_WORK REQUIRED_
Copy from the first line below down to and including the line with "g_range = [1e-18, 1e-8]". Skip the pictures.

_INFORMATION SHOWN_
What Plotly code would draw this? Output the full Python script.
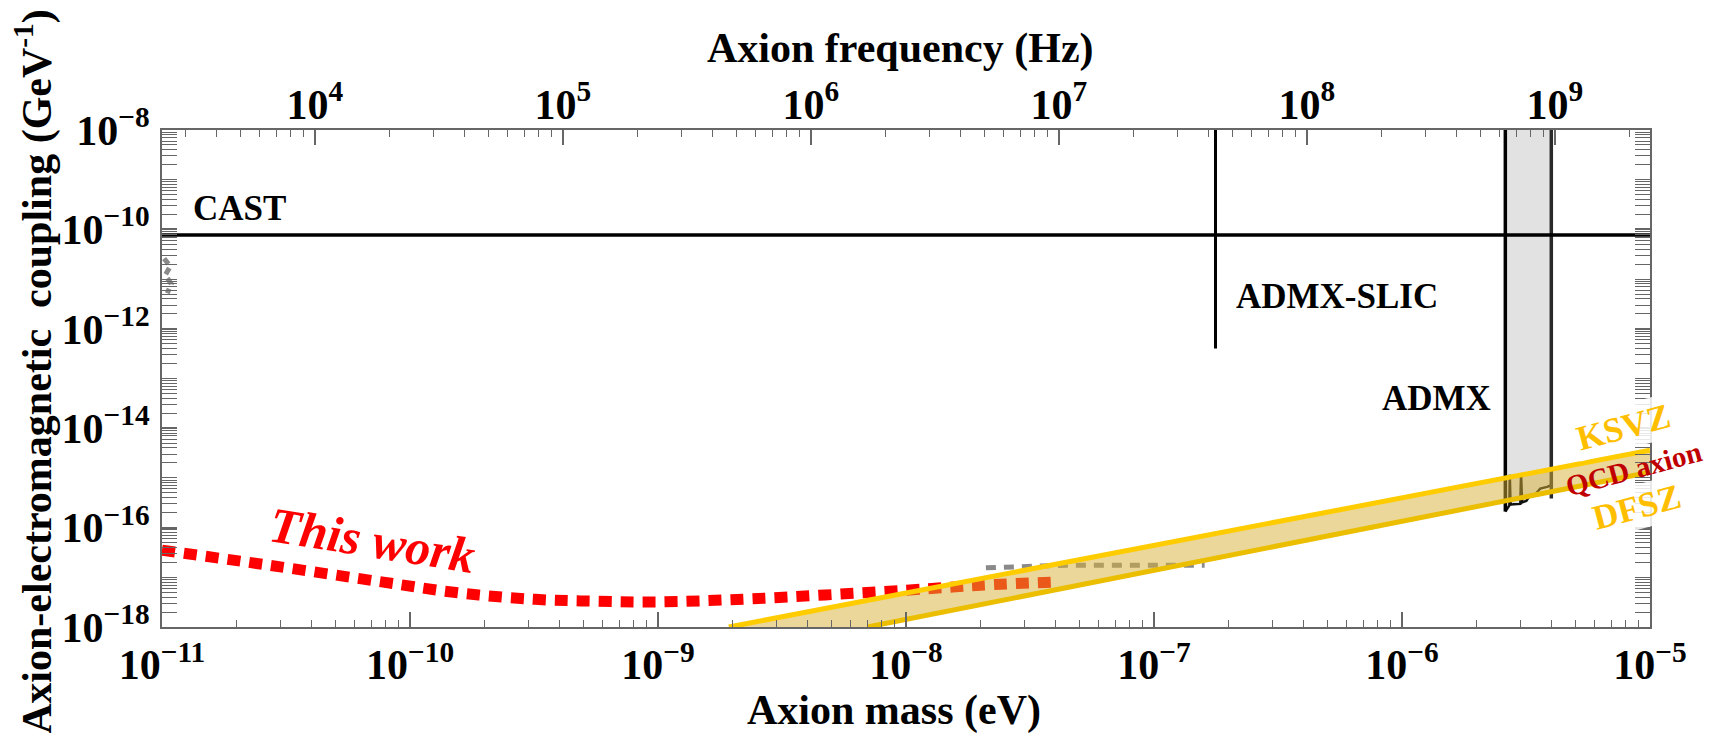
import numpy as np
import plotly.graph_objects as go

H_EVS = 4.135667696e-15  # Planck constant (eV s), mass -> frequency

# ---------------- data ----------------
mass_range = [1e-11, 1e-5]
g_range = [1e-18, 1e-8]

mass_ticks = [1e-11, 1e-10, 1e-9, 1e-8, 1e-7, 1e-6, 1e-5]
mass_ticktext = ["10<sup>−11</sup>", "10<sup>−10</sup>", "10<sup>−9</sup>", "10<sup>−8</sup>",
                 "10<sup>−7</sup>", "10<sup>−6</sup>", "10<sup>−5</sup>"]
g_ticks = [1e-18, 1e-16, 1e-14, 1e-12, 1e-10, 1e-8]
g_ticktext = ["10<sup>−18</sup>", "10<sup>−16</sup>", "10<sup>−14</sup>", "10<sup>−12</sup>",
              "10<sup>−10</sup>", "10<sup>−8</sup>"]
freq_ticks = [1e4, 1e5, 1e6, 1e7, 1e8, 1e9]
freq_ticktext = ["10<sup>4</sup>", "10<sup>5</sup>", "10<sup>6</sup>", "10<sup>7</sup>",
                 "10<sup>8</sup>", "10<sup>9</sup>"]

# This work (projected sensitivity)
this_work_mass = [1.0e-11, 2.7e-11, 7.8e-11, 1.6e-10, 3.2e-10, 5.7e-10, 1.0e-9,
                  2.4e-9, 1.0e-8, 2.0e-8, 4.1e-8]
this_work_g = [3.5e-17, 1.75e-17, 8.0e-18, 4.8e-18, 3.6e-18, 3.3e-18, 3.2e-18,
               3.7e-18, 5.5e-18, 6.9e-18, 8.1e-18]

# CAST
cast_g = 7.7e-11

# ADMX-SLIC
slic_mass = 1.77e-7
slic_g_min = 4.0e-13

# ADMX
admx_left_mass = 2.61e-6
admx_right_mass = 4.0e-6
admx_left_g_min = 2.1e-16
admx_right_g_min = 3.85e-16
admx_lim_mass = [2.61e-6, 2.69e-6, 2.71e-6, 2.72e-6, 2.74e-6, 2.82e-6, 3.00e-6, 3.02e-6,
                 3.05e-6, 3.17e-6, 3.29e-6, 3.45e-6, 3.61e-6, 3.85e-6, 4.0e-6]
admx_lim_g = [2.1e-16, 2.8e-16, 2.8e-16, 1.15e-15, 2.9e-16, 2.95e-16, 3.0e-16, 1.2e-15,
              3.2e-16, 3.45e-16, 4.5e-16, 4.7e-16, 6.1e-16, 6.6e-16, 7.1e-16]

# QCD axion band
ksvz_mass = [1.93e-9, 1e-5]
ksvz_g = [1e-18, 3.6e-15]
dfsz_mass = [7.0e-9, 1e-5]
dfsz_g = [1e-18, 1.3e-15]

# faint grey dashed remnants of other limits
gray_mid_mass = [2.1e-8, 4.5e-8, 1.6e-7]
gray_mid_g = [1.55e-17, 1.75e-17, 1.75e-17]
gray_left_mass = [1.02e-11, 1.08e-11, 1.03e-11, 1.09e-11, 1.05e-11]
gray_left_g = [2.6e-11, 1.8e-11, 1.2e-11, 8.0e-12, 5.2e-12]

# ---------------- figure ----------------
W, H = 1719, 733
L, R, T, B = 162, 69, 130, 106
FONT = "Liberation Serif, Times New Roman, serif"
BIG = 42

fig = go.Figure()

g_top = g_range[1] * 10

# ADMX grey region
fig.add_trace(go.Scatter(
    x=[admx_left_mass, admx_left_mass] + admx_lim_mass + [admx_right_mass, admx_right_mass],
    y=[g_top, admx_left_g_min] + admx_lim_g + [admx_right_g_min, g_top],
    fill="toself", fillcolor="#e2e2e2", line=dict(width=0), mode="lines",
    showlegend=False, hoverinfo="skip"))
fig.add_trace(go.Scatter(x=admx_lim_mass, y=admx_lim_g, mode="lines",
                         line=dict(color="#111111", width=2.5), showlegend=False))
fig.add_trace(go.Scatter(x=[admx_left_mass, admx_left_mass], y=[g_top, admx_left_g_min],
                         mode="lines", line=dict(color="#000000", width=3.5), showlegend=False))
fig.add_trace(go.Scatter(x=[admx_right_mass, admx_right_mass], y=[g_top, admx_right_g_min],
                         mode="lines", line=dict(color="#2a2a2a", width=3.5), showlegend=False))

# CAST
fig.add_trace(go.Scatter(x=mass_range, y=[cast_g, cast_g], mode="lines",
                         line=dict(color="black", width=3.5), showlegend=False))
# ADMX-SLIC
fig.add_trace(go.Scatter(x=[slic_mass, slic_mass], y=[slic_g_min, g_top], mode="lines",
                         line=dict(color="black", width=3), showlegend=False))

# grey dashed remnants
fig.add_trace(go.Scatter(x=gray_mid_mass, y=gray_mid_g, mode="lines",
                         line=dict(color="#8a8a8a", width=5, dash="10px,8px"), showlegend=False))
fig.add_trace(go.Scatter(x=gray_left_mass, y=gray_left_g, mode="lines",
                         line=dict(color="#8a8a8a", width=5, dash="7px,5px"), showlegend=False))

# This work
fig.add_trace(go.Scatter(x=this_work_mass, y=this_work_g, mode="lines",
                         line=dict(color="#ff0000", width=11, dash="13px,9px", shape="spline"),
                         showlegend=False))

# QCD band
fig.add_trace(go.Scatter(x=ksvz_mass + dfsz_mass[::-1], y=ksvz_g + dfsz_g[::-1],
                         fill="toself", fillcolor="rgba(214,176,52,0.5)", mode="lines",
                         line=dict(width=0), showlegend=False, hoverinfo="skip"))
fig.add_trace(go.Scatter(x=ksvz_mass, y=ksvz_g, mode="lines",
                         line=dict(color="#ffcc00", width=5), showlegend=False))
fig.add_trace(go.Scatter(x=dfsz_mass, y=dfsz_g, mode="lines",
                         line=dict(color="#ebbe00", width=5), showlegend=False))

# invisible trace carrying the frequency axis
freq_range = [mass_range[0] / H_EVS, mass_range[1] / H_EVS]
fig.add_trace(go.Scatter(x=freq_range, y=[None, None], xaxis="x2", mode="lines",
                         showlegend=False, hoverinfo="skip"))


def minor_vals(lo_exp, hi_exp, skip):
    vals = []
    for e in range(lo_exp, hi_exp + 1):
        for k in range(1, 10):
            v = k * 10.0 ** e
            if k == 1 and e in skip:
                continue
            vals.append(v)
    return vals


tickfont = dict(family=FONT, size=BIG, color="black", weight="bold")
axis_common = dict(showgrid=False, zeroline=False, ticks="inside", ticklen=15, tickwidth=1.5,
                   tickcolor="#666666", tickfont=tickfont)

fig.update_layout(
    width=W, height=H, margin=dict(l=L, r=R, t=T, b=B),
    plot_bgcolor="white", paper_bgcolor="white",
    xaxis=dict(type="log", range=[np.log10(mass_range[0]), np.log10(mass_range[1])],
               tickmode="array", tickvals=mass_ticks, ticktext=mass_ticktext,
               showline=True, linecolor="#666666", linewidth=2, mirror=True,
               minor=dict(tickmode="array",
                          tickvals=[v for v in minor_vals(-11, -6, []) if 1e-11 < v < 1e-5
                                    and v not in mass_ticks],
                          ticks="inside", ticklen=7, tickcolor="#666666", tickwidth=1.2),
               ticklabelstandoff=0, **axis_common),
    xaxis2=dict(type="log", overlaying="x", side="top", anchor="y",
                range=[np.log10(freq_range[0]), np.log10(freq_range[1])],
                tickmode="array", tickvals=freq_ticks, ticktext=freq_ticktext,
                showline=False,
                minor=dict(tickmode="array",
                           tickvals=[v for v in minor_vals(3, 9, list(range(4, 10)))
                                     if freq_range[0] < v < freq_range[1]],
                           ticks="inside", ticklen=7, tickcolor="#666666", tickwidth=1.2),
                ticklabelstandoff=2, **axis_common),
    yaxis=dict(type="log", range=[np.log10(g_range[0]), np.log10(g_range[1])],
               tickmode="array", tickvals=g_ticks, ticktext=g_ticktext,
               showline=True, linecolor="#666666", linewidth=2, mirror="allticks",
               minor=dict(tickmode="array",
                          tickvals=[v for v in minor_vals(-18, -9, [-18, -16, -14, -12, -10])
                                    if 1e-18 < v < 1e-8],
                          ticks="inside", ticklen=7, tickcolor="#666666", tickwidth=1.2),
               ticklabelstandoff=2, **axis_common),
)

PW = W - L - R
PH = H - T - B


def px(xp):
    return (xp - L) / PW


def py(yp):
    return (H - B - yp) / PH


def label(text, xp, yp, size=35, color="black", angle=0, italic=False, bg=None, xanchor="center"):
    fig.add_annotation(
        text=text, x=px(xp), y=py(yp), xref="paper", yref="paper",
        xanchor=xanchor, yanchor="middle", showarrow=False, textangle=angle,
        font=dict(family=FONT, size=size, color=color, weight="bold",
                  style="italic" if italic else "normal"),
        bgcolor=bg, borderpad=2)


label("CAST", 239, 208)
label("ADMX-SLIC", 1337, 296)
label("ADMX", 1436, 398)
label("This work", 372, 540, size=50, color="#ff0000", angle=9, italic=True)
label("KSVZ", 1623, 428, size=35, color="#ffbf00", angle=-15, bg="rgba(255,255,255,0.85)")
label("QCD axion", 1633, 469, size=29, color="#c00000", angle=-15)
label("DFSZ", 1636, 507, size=35, color="#ffbf00", angle=-15, bg="rgba(255,255,255,0.85)")

# axis titles
label("Axion frequency (Hz)", 900, 48, size=BIG)
label("Axion mass (eV)", 894, 710, size=BIG)
label("Axion-electromagnetic&nbsp; coupling (GeV<sup>-1</sup>)", 34, 372, size=BIG, angle=-90)

fig.write_html("out.html")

_ANSWER FOR THIS EXERCISE_
What Plotly code would draw this? Output the full Python script.
import numpy as np
import plotly.graph_objects as go

H_EVS = 4.135667696e-15  # Planck constant (eV s), mass -> frequency

# ---------------- data ----------------
mass_range = [1e-11, 1e-5]
g_range = [1e-18, 1e-8]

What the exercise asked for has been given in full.